Ensuring High Quality, Coordinated Care:
The legislation seeks to improve access to high-quality, coordinated care by improving the scope of practice standards to allow nurse practitioners and psychiatric nurse mental health clinical specialists to independently prescribe without a supervising physician. Additionally, the bill calls for the creation of a mid-level dental position to provide preventive and basic dental services and the alignment of practice standards for optometrists and podiatrists with other states.
Stabilizing Community Health Centers:
Finally, the legislation calls for stabilization efforts for distressed community hospitals and health centers. The Community Hospital and Health Center Investment Trust Fund (CHHCITF) will be funded through continued transfers from CHIA ($10M), and revenues collected through a penalty on drug manufacturers for excess price increases and penalties on entities referred to Health Policy Council for exceeding the benchmark. Funds would be equitably distributed to community hospitals and health centers.
“Community health centers are on the frontlines of some of the most vexing public health issues of our times, including the opioid crisis,” said Stanley McLaren, President & CEO of Harvard Street Neighborhood Health Center in Dorchester. “The Baker-Polito health care bill provides a strong foundation for addressing health center financial challenges as we work to meet overwhelming need in our communities.”
“Developing a stable workforce is the single greatest imperative for community health centers and our patients,” said Dr. Christopher Zimmerman, Medical Director of Harvard Street Neighborhood Health Center. “As competition for primary care clinicians intensifies and the psychiatrist shortage becomes more severe, Governor Baker’s proposal to expand the role of nurse practitioners and psychiatric nurse mental health clinical specialists will go far in increasing patient access to primary and behavioral health care.”
“Nurse Practitioners (NP) are key to providing the care needs of undeserved communities like ours,” said Vanessa Fernandes, Nurse Practitioner at HSNHC. “Expanding the scope of NP care will allow us to provide continual high quality care to our patients.”

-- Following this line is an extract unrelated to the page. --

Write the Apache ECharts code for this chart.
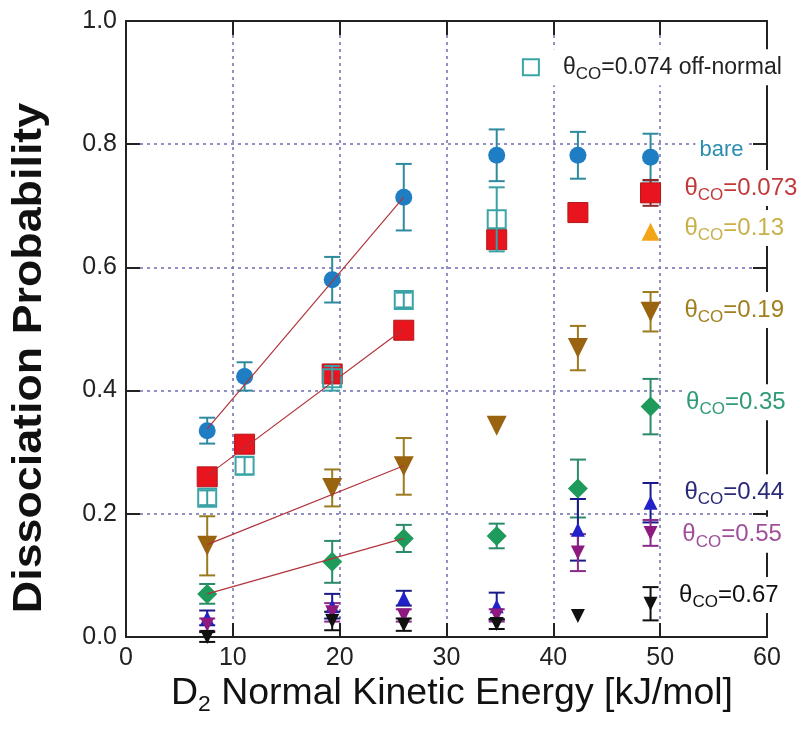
<!DOCTYPE html>
<html>
<head>
<meta charset="utf-8">
<script src="https://cdn.jsdelivr.net/npm/echarts@6/dist/echarts.min.js"></script>
<style>html,body{margin:0;padding:0;background:#fff}#c{width:809px;height:741px}</style>
</head>
<body>
<div id="c"></div>
<script>
// ---- data ----
const energies = [7.6, 11.1, 19.3, 26.0, 34.7, 42.3, 49.1];
const xTicks = [0, 10, 20, 30, 40, 50, 60];
const yTicks = [0.0, 0.2, 0.4, 0.6, 0.8, 1.0];

const bareY   = [0.335, 0.423, 0.580, 0.714, 0.782, 0.782, 0.779];
const bareErr = [0.021, 0.023, 0.037, 0.054, 0.042, 0.038, 0.038];

const co073Y   = [0.260, 0.313, 0.427, 0.498, 0.645, 0.689, 0.721];
const co073Err = [0, 0, 0, 0, 0, 0, 0.021];

const offNormY   = [0.226, 0.278, 0.420, 0.547, 0.678, null, null];
const offNormErr = [0.012, 0.014, 0.020, 0.012, 0.052, 0, 0];

const co13Y = [null, null, null, null, null, null, 0.658];

const co19Y   = [0.148, null, 0.242, 0.277, 0.343, 0.469, 0.528];
const co19Err = [0.048, 0, 0.030, 0.046, 0, 0.036, 0.032];

const co35Y   = [0.070, null, 0.122, 0.160, 0.164, 0.241, 0.374];
const co35Err = [0.016, 0, 0.034, 0.022, 0.020, 0.047, 0.045];

const co44Y   = [0.031, null, 0.050, 0.063, 0.050, 0.174, 0.218];
const co44Err = [0.012, 0, 0.020, 0.012, 0.022, 0.050, 0.032];

const co55Y   = [0.020, null, 0.040, 0.035, 0.035, 0.137, 0.169];
const co55Err = [0.010, 0, 0.015, 0.010, 0.010, 0.030, 0.021];

const co67Y   = [0.000, null, 0.026, 0.020, 0.021, 0.034, 0.054];
const co67Err = [0.008, 0, 0.015, 0.010, 0.008, 0, 0.027];

// linear fit end points (low-energy region)
const fitX = [7.6, 26.0];
const fitBare = [0.338, 0.714];
const fitCo073 = [0.262, 0.500];
const fitCo19 = [0.150, 0.278];
const fitCo35 = [0.070, 0.160];

// annotation labels: [x, y] in data units
const labelTexts = ['bare', '0.073', '0.13', '0.19', '0.35', '0.44', '0.55', '0.67'];
const labelPos = [[53.3, 0.791], [51.9, 0.729], [51.9, 0.664], [51.9, 0.531], [52.05, 0.381], [51.9, 0.235], [51.7, 0.166], [51.4, 0.068]];
const labelColors = ['#2a8db0', '#c0393b', '#c8b04a', '#a0801e', '#2e9a78', '#2a2a78', '#a0509a', '#111'];
const legendText = '0.074 off-normal';
const legendTextPos = [36.6, 0.925];
const legendSymbolPos = [37.9, 0.925];

// ---- helpers ----
const FONT = "'Liberation Sans', Arial, sans-serif";
function pts(ys, errs) {
  const out = [];
  for (let i = 0; i < energies.length; i++) {
    if (ys[i] === null) continue;
    out.push([energies[i], ys[i], errs ? errs[i] : 0]);
  }
  return out;
}
function errSeries(ys, errs, color, z) {
  return {
    type: 'custom', z: z, silent: true,
    data: pts(ys, errs).filter(d => d[2] > 0),
    renderItem: function (params, api) {
      const x = api.value(0), y = api.value(1), e = api.value(2);
      const a = api.coord([x, y + e]);
      const b = api.coord([x, y - e]);
      const w = 8;
      const st = { stroke: color, lineWidth: 2 };
      return {
        type: 'group',
        children: [
          { type: 'line', shape: { x1: a[0], y1: a[1], x2: b[0], y2: b[1] }, style: st },
          { type: 'line', shape: { x1: a[0] - w, y1: a[1], x2: a[0] + w, y2: a[1] }, style: st },
          { type: 'line', shape: { x1: b[0] - w, y1: b[1], x2: b[0] + w, y2: b[1] }, style: st }
        ]
      };
    }
  };
}
function scat(ys, symbol, size, color, z, extra) {
  const s = Object.assign({
    type: 'scatter', z: z, silent: true, clip: false,
    symbol: symbol, symbolSize: size,
    itemStyle: { color: color },
    data: pts(ys).map(d => [d[0], d[1]])
  }, extra || {});
  s.itemStyle = Object.assign({ opacity: 1 }, s.itemStyle);
  return s;
}
function fitLine(ys) {
  return {
    type: 'line', z: 5, silent: true, symbol: 'none',
    lineStyle: { color: '#b0343c', width: 1.2 },
    data: fitX.map((x, i) => [x, ys[i]])
  };
}
function richFor(color, size) {
  return {
    t: { fontSize: size, color: color, fontFamily: FONT, lineHeight: 32, verticalAlign: 'middle' },
    s: { fontSize: Math.round(size * 0.72), color: color, fontFamily: FONT, lineHeight: 18, verticalAlign: 'bottom' }
  };
}

const labelData = labelTexts.map((t, i) => ({
  value: labelPos[i],
  label: {
    formatter: t === 'bare' ? '{t|bare}' : '{t|θ}{s|CO}{t|=' + t + '}',
    rich: richFor(labelColors[i], t === 'bare' ? 22 : 24)
  }
}));
labelData.push({
  value: legendTextPos,
  label: {
    formatter: '{t|θ}{s|CO}{t|=' + legendText + '}',
    rich: richFor('#222', 23),
    padding: [2, 8, 2, 46]
  }
});

const gridLine = { show: true, lineStyle: { color: '#6e6eb4', width: 1.5, type: [3, 4] } };
const axLine = { onZero: false, lineStyle: { color: '#222', width: 2 } };
const axTick = { inside: true, length: 14, lineStyle: { color: '#222', width: 2 } };

const chart = echarts.init(document.getElementById('c'), null, { renderer: 'canvas' });
chart.setOption({
  animation: false,
  backgroundColor: '#fff',
  grid: { left: 126, right: 42, top: 21, bottom: 104 },
  xAxis: [
    { type: 'value', min: xTicks[0], max: xTicks[xTicks.length - 1], interval: xTicks[1] - xTicks[0],
      position: 'bottom', axisLine: axLine, axisTick: axTick, splitLine: gridLine,
      axisLabel: { fontSize: 25, color: '#222', fontFamily: FONT, margin: 9 } },
    { type: 'value', min: xTicks[0], max: xTicks[xTicks.length - 1], interval: xTicks[1] - xTicks[0],
      position: 'top', axisLine: axLine, axisTick: axTick, splitLine: { show: false }, axisLabel: { show: false } }
  ],
  yAxis: [
    { type: 'value', min: yTicks[0], max: yTicks[yTicks.length - 1], interval: 0.2,
      position: 'left', axisLine: axLine, axisTick: axTick, splitLine: gridLine,
      axisLabel: { fontSize: 25, color: '#222', fontFamily: FONT, margin: 9, formatter: v => v.toFixed(1) } },
    { type: 'value', min: yTicks[0], max: yTicks[yTicks.length - 1], interval: 0.2,
      position: 'right', axisLine: axLine, axisTick: axTick, splitLine: { show: false }, axisLabel: { show: false } }
  ],
  graphic: [
    { type: 'text', x: 30, y: 358, rotation: Math.PI / 2, scaleX: 1.12, z: 10,
      style: { text: 'Dissociation Probability', font: 'bold 40px ' + FONT, fill: '#111', textAlign: 'center', textVerticalAlign: 'middle' } },
    { type: 'text', x: 452, y: 694, scaleX: 1.04, z: 10,
      style: { text: '{a|D}{s|2}{a| Normal Kinetic Energy [kJ/mol]}', textAlign: 'center', textVerticalAlign: 'middle',
        rich: {
          a: { fontSize: 36, fontFamily: FONT, fill: '#111', color: '#111', lineHeight: 44, verticalAlign: 'middle' },
          s: { fontSize: 22, fontFamily: FONT, fill: '#111', color: '#111', lineHeight: 22, verticalAlign: 'bottom' }
        } } }
  ],
  series: [
    errSeries(bareY, bareErr, '#2e8a9e', 2),
    scat(bareY, 'circle', 17, '#1f7dc4', 3),
    errSeries(co073Y, co073Err, '#8a2a2a', 2),
    scat(co073Y, 'rect', 20, '#e8141e', 3, { itemStyle: { color: '#e8141e', borderColor: '#b01818', borderWidth: 1 } }),
    errSeries(offNormY, offNormErr, '#3aa0a6', 4),
    scat(offNormY, 'rect', 18, 'rgba(0,0,0,0)', 4, { itemStyle: { color: 'rgba(0,0,0,0)', borderColor: '#3aa5a8', borderWidth: 2 } }),
    scat(co13Y, 'triangle', 18, '#f2a516', 3),
    errSeries(co19Y, co19Err, '#9b7a20', 2),
    scat(co19Y, 'triangle', 20, '#9a6310', 3, { symbolRotate: 180 }),
    errSeries(co35Y, co35Err, '#2a8a6a', 2),
    scat(co35Y, 'diamond', 20, '#1e9a5a', 3),
    errSeries(co44Y, co44Err, '#1a1a8a', 2),
    scat(co44Y, 'triangle', 14, '#2222c8', 3),
    errSeries(co55Y, co55Err, '#8a2a8a', 2),
    scat(co55Y, 'triangle', 14, '#8e1a80', 3, { symbolRotate: 180 }),
    errSeries(co67Y, co67Err, '#111', 2),
    scat(co67Y, 'triangle', 14, '#111', 3, { symbolRotate: 180 }),
    fitLine(fitBare),
    fitLine(fitCo073),
    fitLine(fitCo19),
    fitLine(fitCo35),
    {
      type: 'scatter', z: 6, silent: true, clip: false, symbolSize: 0,
      itemStyle: { opacity: 1 },
      data: labelData,
      label: { show: true, position: [0, 0], align: 'left', verticalAlign: 'middle',
        backgroundColor: '#fff', padding: [2, 4] }
    },
    {
      type: 'scatter', z: 7, silent: true, clip: false, symbol: 'rect', symbolSize: 16,
      itemStyle: { color: 'rgba(0,0,0,0)', borderColor: '#3aa5a8', borderWidth: 2, opacity: 1 },
      data: [legendSymbolPos]
    }
  ]
});
</script>
</body>
</html>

In addition to filing this legislation, the Executive Office of Health and Human Services has undertaken an initiative to develop a behavioral health system in the Commonwealth. This initiative began with listening sessions across the Commonwealth to gather input from stakeholders, the publishing of a Request for Information, and will culminate in the launch of a blueprint based on gathered feedback. This fall, the Administration took immediate action, including filing legislation prioritizing behavioral health and primary care, amending Department of Public Health regulations, expanding access to treatment, improving emergency services for individuals in psychiatric crisis, and providing loan forgiveness for specific health care professionals working in public or non-profit sectors.